---------- INPUT

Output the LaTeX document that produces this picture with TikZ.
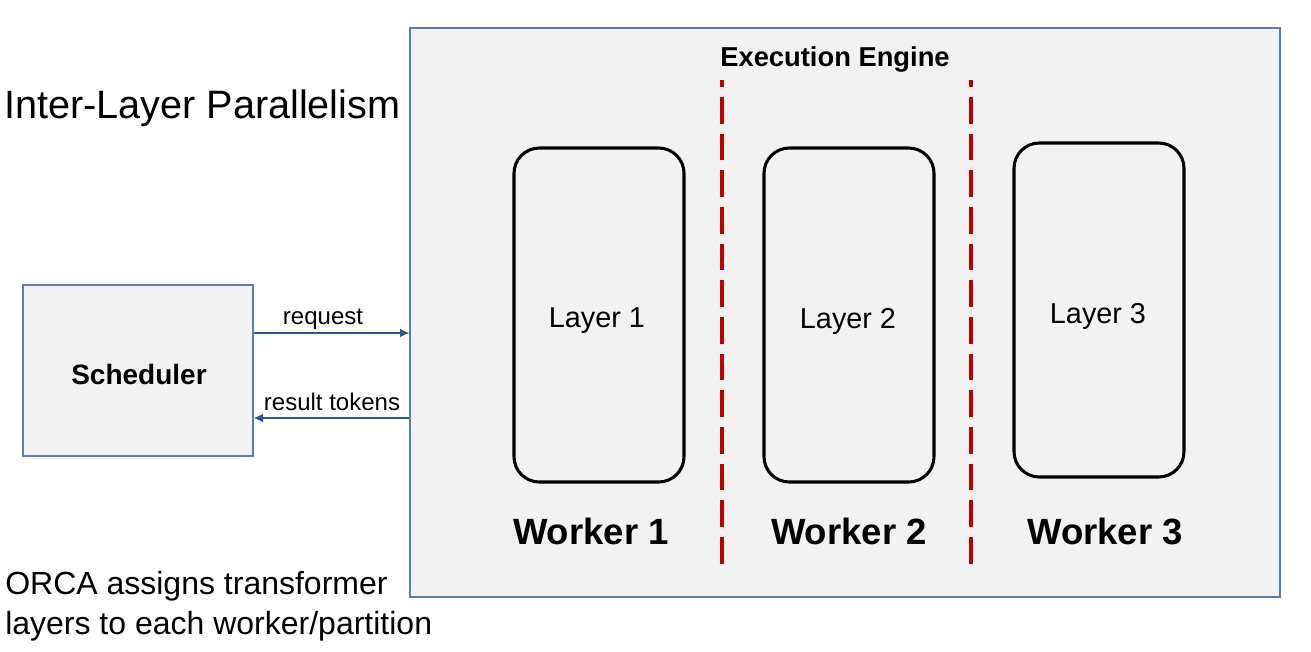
\documentclass[tikz,border=0pt]{standalone}
\usepackage{fontspec}
\setmainfont{Liberation Sans}
\usetikzlibrary{arrows.meta,fit}
\definecolor{boxfill}{HTML}{F2F2F2}
\definecolor{boxline}{HTML}{5B7DB1}
\definecolor{arrblue}{HTML}{2E5590}
\definecolor{dashred}{HTML}{C00000}
\begin{document}
\begin{tikzpicture}[x=0.75pt,y=-0.75pt,
  panel/.style={draw=boxline,fill=boxfill,line width=1pt,inner sep=0pt},
  workerbox/.style={draw=black,line width=2.3pt,rounded corners=19pt,inner sep=0pt},
  arr/.style={draw=arrblue,line width=0.9pt,-{Latex[length=7pt,width=6.5pt]}},
  sep/.style={draw=dashred,line width=2.6pt,dash pattern=on 20pt off 7.5pt,dash phase=14.8pt},
  lbl/.style={inner sep=0pt,font=\fontsize{18}{21}\selectfont},
  layerlbl/.style={inner sep=0pt,font=\fontsize{21.6}{25}\selectfont},
  workerlbl/.style={inner sep=0pt,font=\bfseries\fontsize{27.4}{32}\selectfont}]
\useasboundingbox (0,0) rectangle (1311,651);
% engine panel
\node[panel,fit={(410,28)(1280,597)}] (engine) {};
\node[inner sep=0pt,font=\bfseries\fontsize{20.5}{24}\selectfont] (title) at (835,59) {Execution Engine};
% separators
\coordinate (s1a) at (722,80); \coordinate (s1b) at (722,567);
\coordinate (s2a) at (971,80); \coordinate (s2b) at (971,567);
\draw[sep] (s1a) -- (s1b);
\draw[sep] (s2a) -- (s2b);
% workers
\node[workerbox,fit={(514,148)(684,482)}] (w1) {};
\node[workerbox,fit={(764,148)(934,482)}] (w2) {};
\node[workerbox,fit={(1014,143)(1184,477)}] (w3) {};
\node[layerlbl] (l1) at (597,321) {Layer 1};
\node[layerlbl] (l2) at (848,321) {Layer 2};
\node[layerlbl] (l3) at (1098,316) {Layer 3};
\node[workerlbl] (wl1) at (591,531) {Worker 1};
\node[workerlbl] (wl2) at (849,531) {Worker 2};
\node[workerlbl] (wl3) at (1105,531) {Worker 3};
% scheduler
\node[panel,fit={(23,285)(253,456)}] (sched) {};
\node[inner sep=0pt,font=\bfseries\fontsize{21}{25}\selectfont] (schedlbl) at (139,374) {Scheduler};
% arrows
\coordinate (ry) at (0,333);
\coordinate (ty) at (0,418);
\draw[arr] (sched.east |- ry) -- (engine.west |- ry);
\draw[arr] (engine.west |- ty) -- (sched.east |- ty);
\node[lbl] (req) at (323,319) {request};
\node[lbl] (res) at (332,402) {result tokens};
% side texts
\node[inner sep=0pt,anchor=west,font=\fontsize{29.7}{34}\selectfont] (heading) at (4,108) {Inter-Layer Parallelism};
\node[inner sep=0pt,anchor=west,align=left,font=\fontsize{24}{30}\selectfont] (note) at (5,606) {ORCA assigns transformer\\layers to each worker/partition};
\end{tikzpicture}
\end{document}
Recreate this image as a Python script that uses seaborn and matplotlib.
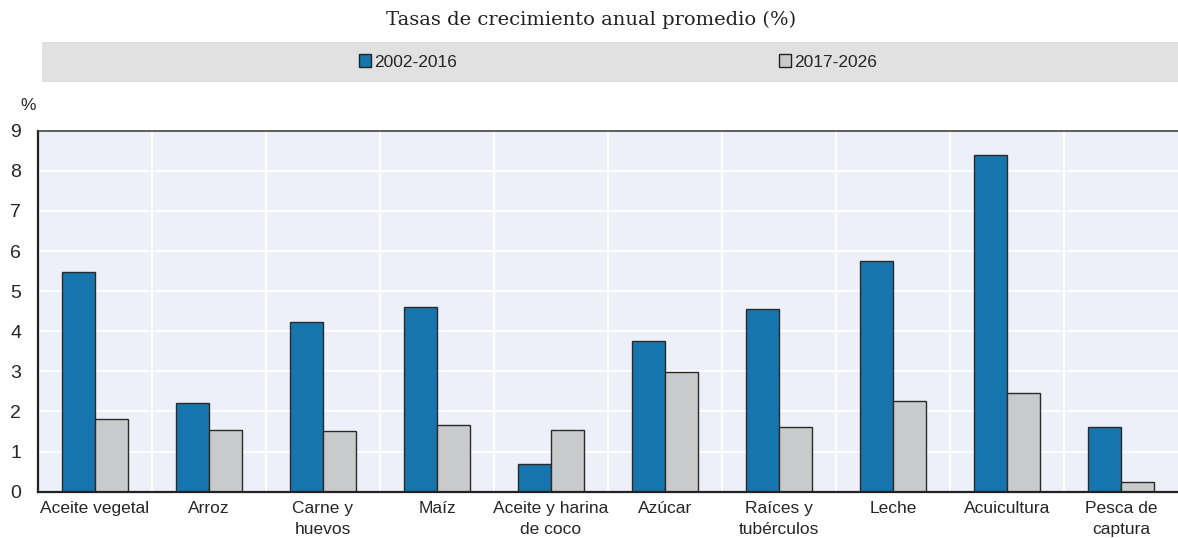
import numpy as np
import pandas as pd
import matplotlib
matplotlib.use('Agg')
import matplotlib.pyplot as plt
from matplotlib.patches import Rectangle, Patch
import seaborn as sns

# ---------------------------------------------------------------
# Data
# ---------------------------------------------------------------
categories = ['Aceite vegetal', 'Arroz', 'Carne y\nhuevos', 'Maíz',
              'Aceite y harina\nde coco', 'Azúcar', 'Raíces y\ntubérculos',
              'Leche', 'Acuicultura', 'Pesca de\ncaptura']
growth_2002_2016 = [5.48, 2.22, 4.22, 4.61, 0.68, 3.76, 4.55, 5.75, 8.40, 1.62]
growth_2017_2026 = [1.81, 1.54, 1.52, 1.66, 1.55, 2.98, 1.62, 2.27, 2.45, 0.24]
periods = ['2002-2016', '2017-2026']
y_ticks = list(range(0, 10))

df = pd.DataFrame({
    'cat': categories * 2,
    'value': growth_2002_2016 + growth_2017_2026,
    'period': [periods[0]] * len(categories) + [periods[1]] * len(categories),
})

BLUE = '#1775ad'
GREY = '#c8cacb'
PLOT_BG = '#edf0f8'

sns.set_theme(style='white')
plt.rcParams['font.family'] = ['Liberation Sans Narrow', 'Liberation Sans', 'DejaVu Sans']

fig = plt.figure(figsize=(11.78, 5.38), dpi=100)
ax = fig.add_axes([38 / 1178, 1 - 491.7 / 538, 1140 / 1178, 361 / 538])
ax.set_facecolor(PLOT_BG)

sns.barplot(data=df, x='cat', y='value', hue='period', hue_order=periods,
            palette=[BLUE, GREY], saturation=1, width=0.58, dodge=True,
            edgecolor='#2a2a2a', linewidth=1.0, legend=False, ax=ax)

ax.set_ylim(0, 9)
ax.set_xlim(-0.5, len(categories) - 0.5)
ax.set_yticks(y_ticks)
ax.set_yticklabels([str(t) for t in y_ticks], fontsize=14)
ax.set_xticks(range(len(categories)))
ax.set_xticklabels(categories, fontsize=12.5, linespacing=1.45)
ax.set_xlabel('')
ax.set_ylabel('')

# category separators
ax.set_xticks(np.arange(0.5, len(categories) - 0.5, 1), minor=True)
ax.tick_params(axis='x', which='major', length=0, pad=7)
ax.tick_params(axis='x', which='minor', direction='in', length=5, width=1.5, color='#222222')
ax.tick_params(axis='y', which='major', direction='in', length=5, width=1, color='#222222', pad=12)

ax.grid(False)
for yv in y_ticks[1:-1]:
    ax.axhline(yv, color='white', lw=1.5, zorder=0.5)
for xv in np.arange(0.5, len(categories) - 0.5, 1):
    ax.axvline(xv, color='white', lw=1.5, zorder=0.5)

for s in ['left', 'bottom']:
    ax.spines[s].set_color('#222222')
    ax.spines[s].set_linewidth(1.6)
ax.spines['top'].set_color('#444444')
ax.spines['top'].set_linewidth(1.2)
ax.spines['right'].set_visible(False)

# '%' unit label
fig.text(28 / 1178, 1 - 106 / 538, '%', fontsize=12.5, ha='center', va='center')

# title
fig.text(591 / 1178, 1 - 20 / 538, 'Tasas de crecimiento anual promedio (%)',
         family='DejaVu Serif', fontsize=14, ha='center', va='center', color='#222222')

# legend band
fig.patches.append(Rectangle((42 / 1178, 1 - 82 / 538), 1136 / 1178, 40 / 538,
                             transform=fig.transFigure, facecolor='#e1e1e1',
                             edgecolor='none', zorder=0))
handles = [Patch(facecolor=BLUE, edgecolor='#222222', linewidth=1.0),
           Patch(facecolor=GREY, edgecolor='#222222', linewidth=1.0)]
fig.legend(handles, periods, loc='center', bbox_to_anchor=(618 / 1178, 1 - 62 / 538),
           ncol=2, frameon=False, fontsize=12.5, handlelength=0.7, handleheight=0.7,
           handletextpad=0.2, columnspacing=18.5)

fig.savefig('out.png', dpi=100)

--------------------

TASK REQUIREMENTS
From the listing, extract all text exactly as given and drop any picture.

REPLY TO THE EXERCISE
Output the LaTeX document that produces this picture with TikZ.
\documentclass[tikz,border=0pt]{standalone}
\usepackage{fontspec}
\setmainfont{Liberation Sans}
\usetikzlibrary{arrows.meta,fit}
\definecolor{boxfill}{HTML}{F2F2F2}
\definecolor{boxline}{HTML}{5B7DB1}
\definecolor{arrblue}{HTML}{2E5590}
\definecolor{dashred}{HTML}{C00000}
\begin{document}
\begin{tikzpicture}[x=0.75pt,y=-0.75pt,
  panel/.style={draw=boxline,fill=boxfill,line width=1pt,inner sep=0pt},
  workerbox/.style={draw=black,line width=2.3pt,rounded corners=19pt,inner sep=0pt},
  arr/.style={draw=arrblue,line width=0.9pt,-{Latex[length=7pt,width=6.5pt]}},
  sep/.style={draw=dashred,line width=2.6pt,dash pattern=on 20pt off 7.5pt,dash phase=14.8pt},
  lbl/.style={inner sep=0pt,font=\fontsize{18}{21}\selectfont},
  layerlbl/.style={inner sep=0pt,font=\fontsize{21.6}{25}\selectfont},
  workerlbl/.style={inner sep=0pt,font=\bfseries\fontsize{27.4}{32}\selectfont}]
\useasboundingbox (0,0) rectangle (1311,651);
% engine panel
\node[panel,fit={(410,28)(1280,597)}] (engine) {};
\node[inner sep=0pt,font=\bfseries\fontsize{20.5}{24}\selectfont] (title) at (835,59) {Execution Engine};
% separators
\coordinate (s1a) at (722,80); \coordinate (s1b) at (722,567);
\coordinate (s2a) at (971,80); \coordinate (s2b) at (971,567);
\draw[sep] (s1a) -- (s1b);
\draw[sep] (s2a) -- (s2b);
% workers
\node[workerbox,fit={(514,148)(684,482)}] (w1) {};
\node[workerbox,fit={(764,148)(934,482)}] (w2) {};
\node[workerbox,fit={(1014,143)(1184,477)}] (w3) {};
\node[layerlbl] (l1) at (597,321) {Layer 1};
\node[layerlbl] (l2) at (848,321) {Layer 2};
\node[layerlbl] (l3) at (1098,316) {Layer 3};
\node[workerlbl] (wl1) at (591,531) {Worker 1};
\node[workerlbl] (wl2) at (849,531) {Worker 2};
\node[workerlbl] (wl3) at (1105,531) {Worker 3};
% scheduler
\node[panel,fit={(23,285)(253,456)}] (sched) {};
\node[inner sep=0pt,font=\bfseries\fontsize{21}{25}\selectfont] (schedlbl) at (139,374) {Scheduler};
% arrows
\coordinate (ry) at (0,333);
\coordinate (ty) at (0,418);
\draw[arr] (sched.east |- ry) -- (engine.west |- ry);
\draw[arr] (engine.west |- ty) -- (sched.east |- ty);
\node[lbl] (req) at (323,319) {request};
\node[lbl] (res) at (332,402) {result tokens};
% side texts
\node[inner sep=0pt,anchor=west,font=\fontsize{29.7}{34}\selectfont] (heading) at (4,108) {Inter-Layer Parallelism};
\node[inner sep=0pt,anchor=west,align=left,font=\fontsize{24}{30}\selectfont] (note) at (5,606) {ORCA assigns transformer\\layers to each worker/partition};
\end{tikzpicture}
\end{document}
Recreate this image as a Python script that uses seaborn and matplotlib.
import numpy as np
import pandas as pd
import matplotlib
matplotlib.use('Agg')
import matplotlib.pyplot as plt
from matplotlib.patches import Rectangle, Patch
import seaborn as sns

# ---------------------------------------------------------------
# Data
# ---------------------------------------------------------------
categories = ['Aceite vegetal', 'Arroz', 'Carne y\nhuevos', 'Maíz',
              'Aceite y harina\nde coco', 'Azúcar', 'Raíces y\ntubérculos',
              'Leche', 'Acuicultura', 'Pesca de\ncaptura']
growth_2002_2016 = [5.48, 2.22, 4.22, 4.61, 0.68, 3.76, 4.55, 5.75, 8.40, 1.62]
growth_2017_2026 = [1.81, 1.54, 1.52, 1.66, 1.55, 2.98, 1.62, 2.27, 2.45, 0.24]
periods = ['2002-2016', '2017-2026']
y_ticks = list(range(0, 10))

df = pd.DataFrame({
    'cat': categories * 2,
    'value': growth_2002_2016 + growth_2017_2026,
    'period': [periods[0]] * len(categories) + [periods[1]] * len(categories),
})

BLUE = '#1775ad'
GREY = '#c8cacb'
PLOT_BG = '#edf0f8'

sns.set_theme(style='white')
plt.rcParams['font.family'] = ['Liberation Sans Narrow', 'Liberation Sans', 'DejaVu Sans']

fig = plt.figure(figsize=(11.78, 5.38), dpi=100)
ax = fig.add_axes([38 / 1178, 1 - 491.7 / 538, 1140 / 1178, 361 / 538])
ax.set_facecolor(PLOT_BG)

sns.barplot(data=df, x='cat', y='value', hue='period', hue_order=periods,
            palette=[BLUE, GREY], saturation=1, width=0.58, dodge=True,
            edgecolor='#2a2a2a', linewidth=1.0, legend=False, ax=ax)

ax.set_ylim(0, 9)
ax.set_xlim(-0.5, len(categories) - 0.5)
ax.set_yticks(y_ticks)
ax.set_yticklabels([str(t) for t in y_ticks], fontsize=14)
ax.set_xticks(range(len(categories)))
ax.set_xticklabels(categories, fontsize=12.5, linespacing=1.45)
ax.set_xlabel('')
ax.set_ylabel('')

# category separators
ax.set_xticks(np.arange(0.5, len(categories) - 0.5, 1), minor=True)
ax.tick_params(axis='x', which='major', length=0, pad=7)
ax.tick_params(axis='x', which='minor', direction='in', length=5, width=1.5, color='#222222')
ax.tick_params(axis='y', which='major', direction='in', length=5, width=1, color='#222222', pad=12)

ax.grid(False)
for yv in y_ticks[1:-1]:
    ax.axhline(yv, color='white', lw=1.5, zorder=0.5)
for xv in np.arange(0.5, len(categories) - 0.5, 1):
    ax.axvline(xv, color='white', lw=1.5, zorder=0.5)

for s in ['left', 'bottom']:
    ax.spines[s].set_color('#222222')
    ax.spines[s].set_linewidth(1.6)
ax.spines['top'].set_color('#444444')
ax.spines['top'].set_linewidth(1.2)
ax.spines['right'].set_visible(False)

# '%' unit label
fig.text(28 / 1178, 1 - 106 / 538, '%', fontsize=12.5, ha='center', va='center')

# title
fig.text(591 / 1178, 1 - 20 / 538, 'Tasas de crecimiento anual promedio (%)',
         family='DejaVu Serif', fontsize=14, ha='center', va='center', color='#222222')

# legend band
fig.patches.append(Rectangle((42 / 1178, 1 - 82 / 538), 1136 / 1178, 40 / 538,
                             transform=fig.transFigure, facecolor='#e1e1e1',
                             edgecolor='none', zorder=0))
handles = [Patch(facecolor=BLUE, edgecolor='#222222', linewidth=1.0),
           Patch(facecolor=GREY, edgecolor='#222222', linewidth=1.0)]
fig.legend(handles, periods, loc='center', bbox_to_anchor=(618 / 1178, 1 - 62 / 538),
           ncol=2, frameon=False, fontsize=12.5, handlelength=0.7, handleheight=0.7,
           handletextpad=0.2, columnspacing=18.5)

fig.savefig('out.png', dpi=100)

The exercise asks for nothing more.